Cine

Un hombre discreto, un actor genial

LA muerte de Carlos Álvarez-Novoa nos ha sorprendido a todos. Pocos sabían que estaba enfermo. Guardó el secreto con discreción y ni siquiera sus amigos de la Sala La Fundición supieron de su enfermedad hasta hace unos días. Las redes sociales se han llenado de pésames, los amigos aún andamos cabizbajos sin querer admitir que ya no volveremos a verlo actuar con esa presencia de alta majestad que imponían el color blanco de su cabello y de su barba. Hombre culto e intelectual, parecía tender puentes con aquellos pensadores, artistas y científicos de antes de la República, como los Unamuno, Ramón y Cajal o el propio Juan Ramón Jiménez, al que interpretó en su última película estrenada, La luz con el tiempo dentro, del director Antonio Gonzalo. En esta cinta se reencontró con Ana Fernández. Junto a ella, María Galiana y el director lebrijano Benito Zambrano, durante una década, habían encarnado en Andalucía el ejemplo a seguir. Benito, aquel joven que lo había dejado todo para dedicarse el cine; María y Carlos, ambos deseosos de demostrar al mundo que, tras dedicar una vida entera a la educación y a la interpretación, se podía triunfar a partir de los 50 años; y, por último, Ana Fernández, que llegó a simbolizar en su figura a todo el cine andaluz que comenzaba, por fin, a despegar.

Imagino que el éxito de Solas acabó devorando a sus protagonistas. Pasado el tiempo a Carlos se le sigue recordando por aquel abuelete que significaba el único aliento positivo de la famosa película. Caló tanto su papel que Sevilla lo convirtió en andaluz a pesar de que nació en Asturias y muchos se asombraban ayer en la capital cuando los obituarios y crónicas comenzaban señalando la condición asturiana del actor.

Tuve la suerte de hablar muchas veces con él, casi siempre para temas profesionales, y siempre mostraba la misma cara. Un hombre expectante que escuchaba con atención, dispuesto siempre a colaborar, como la mayoría de los personajes a los que interpretó tanto en el cine como en el teatro, su mayor pasión confesada.

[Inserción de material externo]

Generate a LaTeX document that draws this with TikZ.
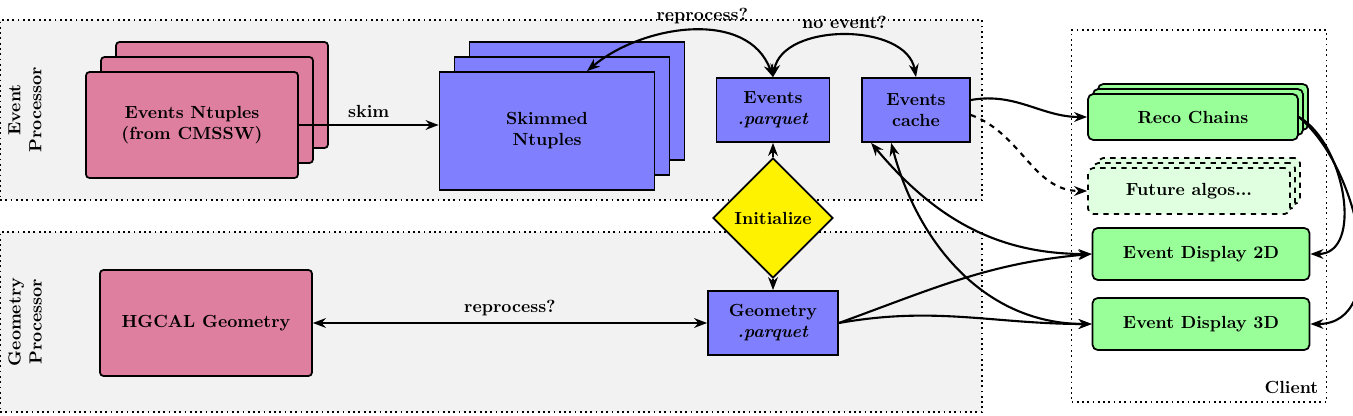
\documentclass[tikz,border=0pt]{standalone}
\usepackage{tikz}
\usetikzlibrary{arrows.meta, positioning, shapes.geometric, shadows}
\definecolor{pinkbox}{HTML}{DF7F9F}
\definecolor{bluebox}{HTML}{8080FF}
\definecolor{greenbox}{HTML}{99FF99}
\definecolor{greenlight}{HTML}{E0FFE0}
\definecolor{areagray}{HTML}{F2F2F2}
\begin{document}
\begin{tikzpicture}[
    >={Stealth[length=2.6mm]}, line width=1pt,
    area/.style={draw, dotted, fill=areagray},
    source/.style={draw, rounded corners=2pt, fill=pinkbox, font=\bfseries, align=center},
    data/.style={draw, fill=bluebox, font=\bfseries, align=center},
    client/.style={draw, rounded corners=3pt, fill=greenbox, font=\bfseries, align=center},
    link/.style={->, line width=1.2pt}
]
\useasboundingbox (0,0) rectangle (27.06,-8.32);

% areas
\node[area, minimum width=19.64cm, minimum height=3.6cm] (evarea) at (9.82,-2.2) {};
\node[area, minimum width=19.64cm, minimum height=3.6cm] (geoarea) at (9.82,-6.44) {};
\node[area, fill=white, minimum width=5.1cm, minimum height=7.44cm] (clarea) at (23.98,-4.32) {};
\node[rotate=90, font=\bfseries, align=center] (evlabel) at (0.5,-2.2) {Event\\Processor};
\node[rotate=90, font=\bfseries, align=center] (geolabel) at (0.5,-6.44) {Geometry\\Processor};
\node[font=\bfseries, anchor=south east] (cllabel) at (26.5,-8.0) {Client};

% event processor
\node[source, minimum width=4.24cm, minimum height=2.12cm,
      double copy shadow={shadow xshift=0.3cm, shadow yshift=0.3cm, fill=pinkbox, draw}]
      (ntuples) at (3.84,-2.5) {Events Ntuples\\(from CMSSW)};
\node[data, minimum width=4.3cm, minimum height=2.36cm,
      double copy shadow={shadow xshift=0.3cm, shadow yshift=0.3cm, fill=bluebox, draw}]
      (skimmed) at (10.94,-2.62) {Skimmed\\Ntuples};
\node[data, minimum width=2.26cm, minimum height=1.28cm] (evparquet) at (15.46,-2.2) {Events\\\textit{.parquet}};
\node[data, minimum width=2.16cm, minimum height=1.28cm] (evcache) at (18.32,-2.2) {Events\\cache};
\node[diamond, draw, fill=yellow, font=\bfseries, inner sep=1pt, minimum size=2.4cm] (init) at (15.46,-4.36) {Initialize};

% geometry processor
\node[source, minimum width=4.24cm, minimum height=2.12cm] (hgcal) at (4.12,-6.46) {HGCAL Geometry};
\node[data, minimum width=2.6cm, minimum height=1.28cm] (geoparquet) at (15.46,-6.46) {Geometry\\\textit{.parquet}};

% client
\node[client, minimum width=4.2cm, minimum height=0.92cm,
      double copy shadow={shadow xshift=0.1cm, shadow yshift=0.1cm, fill=greenbox, draw}]
      (reco) at (23.86,-2.34) {Reco Chains};
\node[client, dashed, fill=greenlight, minimum width=4.04cm, minimum height=0.92cm,
      double copy shadow={shadow xshift=0.1cm, shadow yshift=0.1cm, fill=greenlight, draw, dashed}]
      (future) at (23.78,-3.82) {Future algos...};
\node[client, minimum width=4.34cm, minimum height=1.04cm] (disp2d) at (24.02,-5.08) {Event Display 2D};
\node[client, minimum width=4.34cm, minimum height=1.04cm] (disp3d) at (24.02,-6.48) {Event Display 3D};

% connectors
\draw[link] (ntuples) -- node[above] {\bfseries skim} (skimmed.west |- ntuples);
\draw[link, <->] (evparquet.north) to[out=110, in=40] node[pos=0.45, above] {\bfseries reprocess?} ([xshift=8mm]skimmed.north);
\draw[link, <->] (evparquet.north) to[out=80, in=100] node[above] {\bfseries no event?} (evcache.north);
\draw[link] (init) -- (evparquet);
\draw[link] (init) -- (geoparquet);
\draw[link, <->] (hgcal) -- node[above] {\bfseries reprocess?} (geoparquet);
\draw[link] ([yshift=2mm]evcache.east) to[out=10, in=180] (reco.west);
\draw[link, dashed] ([yshift=-1mm]evcache.east) to[out=-20, in=180] (future.west);
\draw[link, <->] ([xshift=2mm]evcache.south west) to[out=-50, in=180] (disp2d.west);
\draw[link, <->] ([xshift=6mm]evcache.south west) to[out=-75, in=180] (disp3d.west);
\draw[link] (geoparquet.east) to[out=20, in=185] (disp2d.west);
\draw[link] (geoparquet.east) to[out=10, in=180] (disp3d.west);
\draw[link] (reco.east) to[out=-30, in=0] (disp2d.east);
\draw[link] (reco.east) to[out=-40, in=0] (disp3d.east);
\end{tikzpicture}
\end{document}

El cine es cruel, te aúpa, te ensalza y, muchas veces, te abandona. El Goya conseguido, en esas paradojas del destino, como actor revelación, no se tradujo en la llegada de ofertas de películas. A su edad hay pocos abueletes en las películas; aun así, intervino en una buena cantidad de ellas aunque nunca de protagonista, salvo en Las olas de Alberto Morais.

Pero el teatro es otra cosa, perro apaleado quiere a su dueño, y Carlos Álvarez-Novoa no sólo fue ese gran actor al que todavía recuerdo desnudo ante el público que aplaudía a rabiar en La vida es sueño en el Castillo de Niebla. En los escenarios trabajó con muchos de los grandes, como José Tamayo, Helena Pimenta, Calixto Bieito, Lluís Pasqual, Juan Carlos Pérez de la Fuente, Pedro Álvarez-Ossorio, Joan Ollé, Jose Carlos Plaza o Francisco Ortuño. Y fue novelista y un autor dramático cuya última pieza representada fue Adúlteros. Él quería al teatro. Nosotros le queríamos a él.